Almost all materials used to create the culturally safe space were repurposed and sourced on base.

“Instead of using external contractors for the build, we engaged Indigenous aviators and employees who work on base,” Corporal Butler said.

“We wanted to ensure that the entire base had a sense of responsibility and ownership of the yarning circle, with people from all backgrounds and cultures involved in bringing the site to life.”

The Wulgurukaba Traditional Custodian group, elders and respected leaders from neighbouring communities were involved throughout all stages of  the project.

5th Aviation Regiment Leading Aircraftman Chris Morganson, who had worked on the project since its inception, unveiled the plaque during the ceremony alongside Wulgurukaba elder Aunty Virginia Wyles.
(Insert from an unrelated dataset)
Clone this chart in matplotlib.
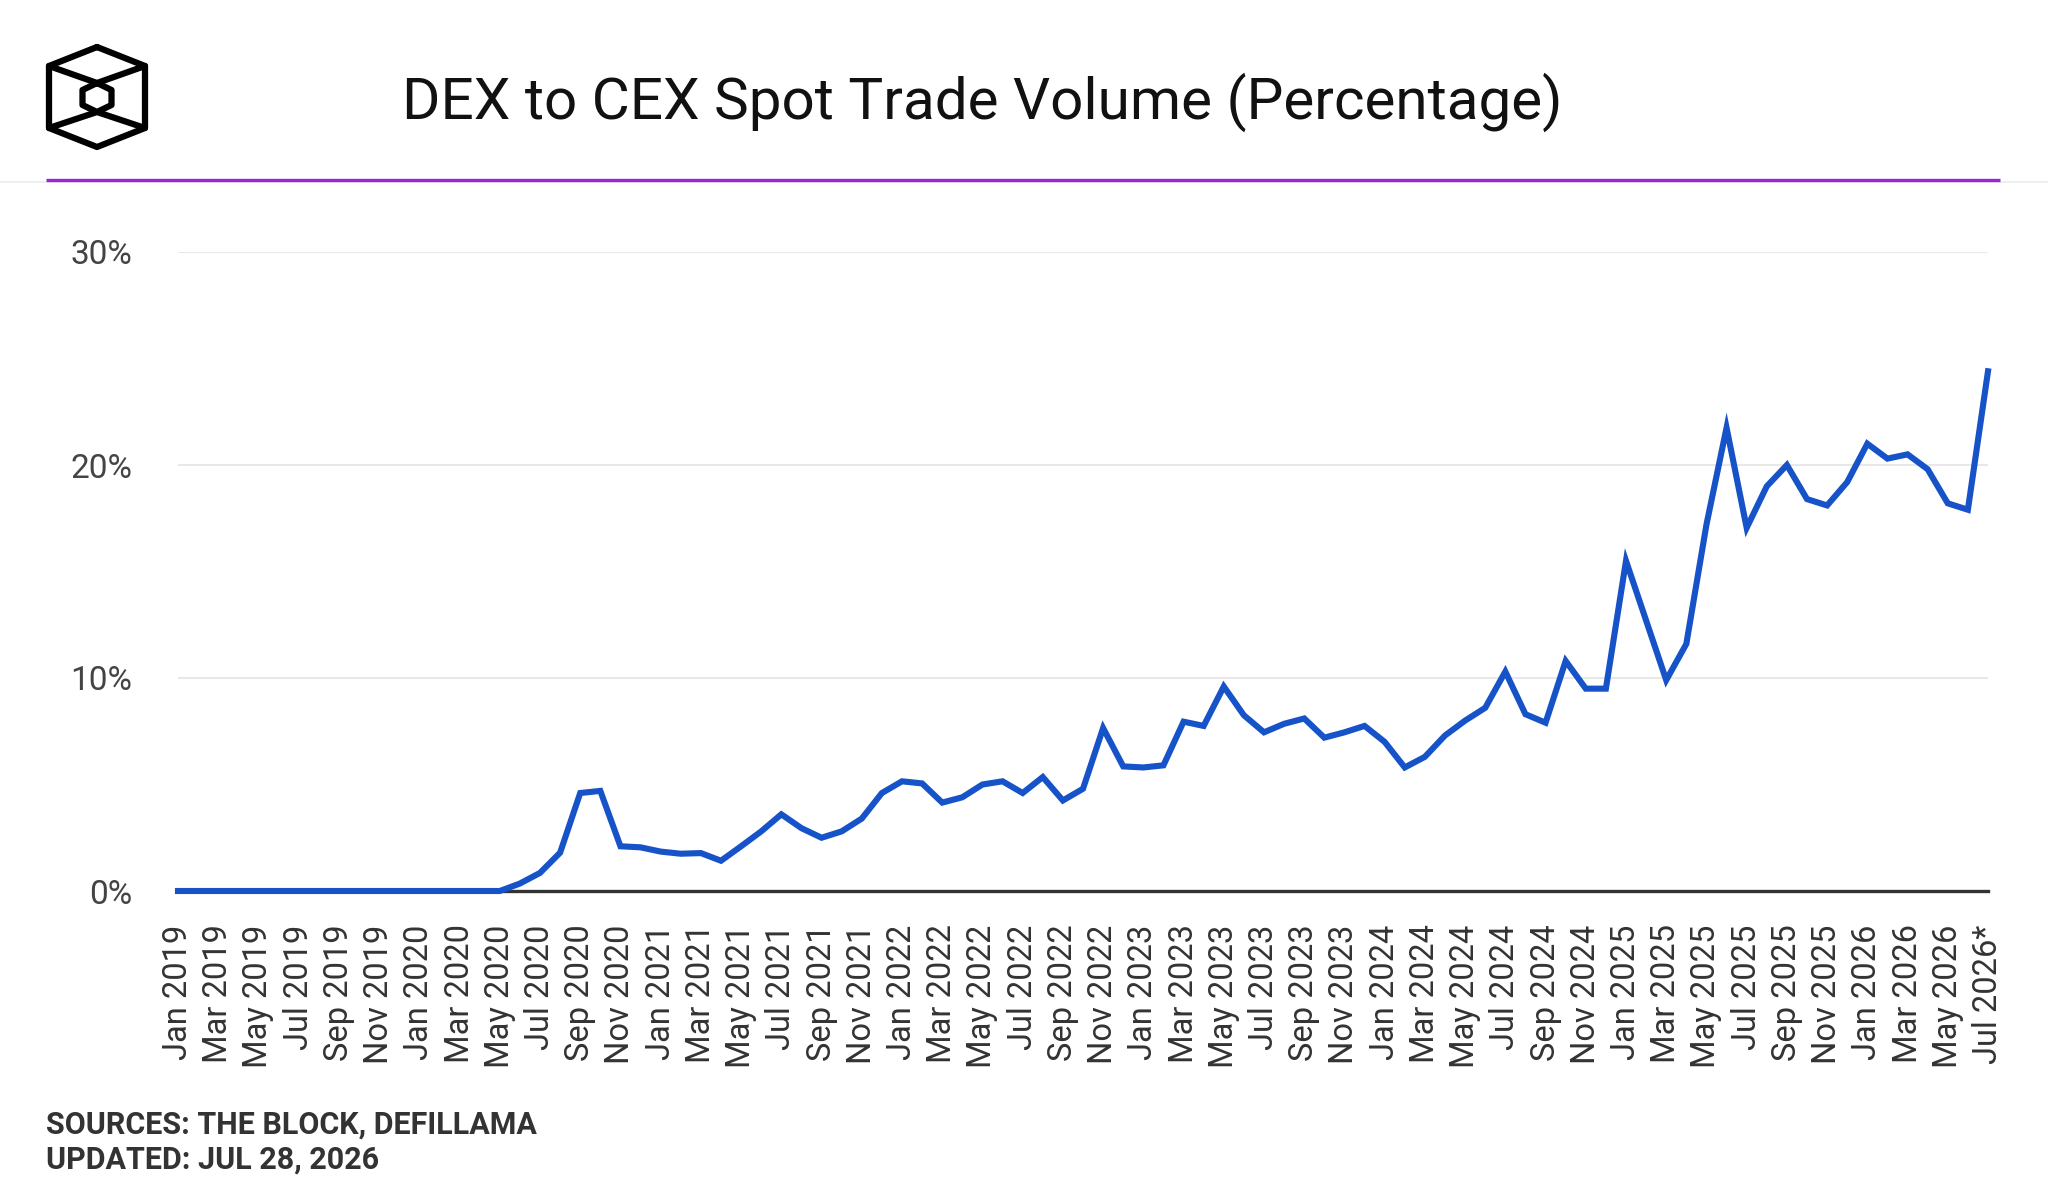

For Wing Commander Gill, the ceremony and opening of the yarning circle was special.

“It brought First Nation Australians from Wulgurukaba, Bindal and Torres Strait communities together, along with aviators, soldiers, public sector personnel, contractors and supporting agencies from RAAF Base Townsville,” Wing Commander Gill said.

“Seeing it come to fruition makes me very happy.”

Corporal Butler said the space around the yarning circle would continue to develop and grow.

“There are plans for traditional artwork, as well as the planting of native species localised to Gurrumbilbarra country,” she said.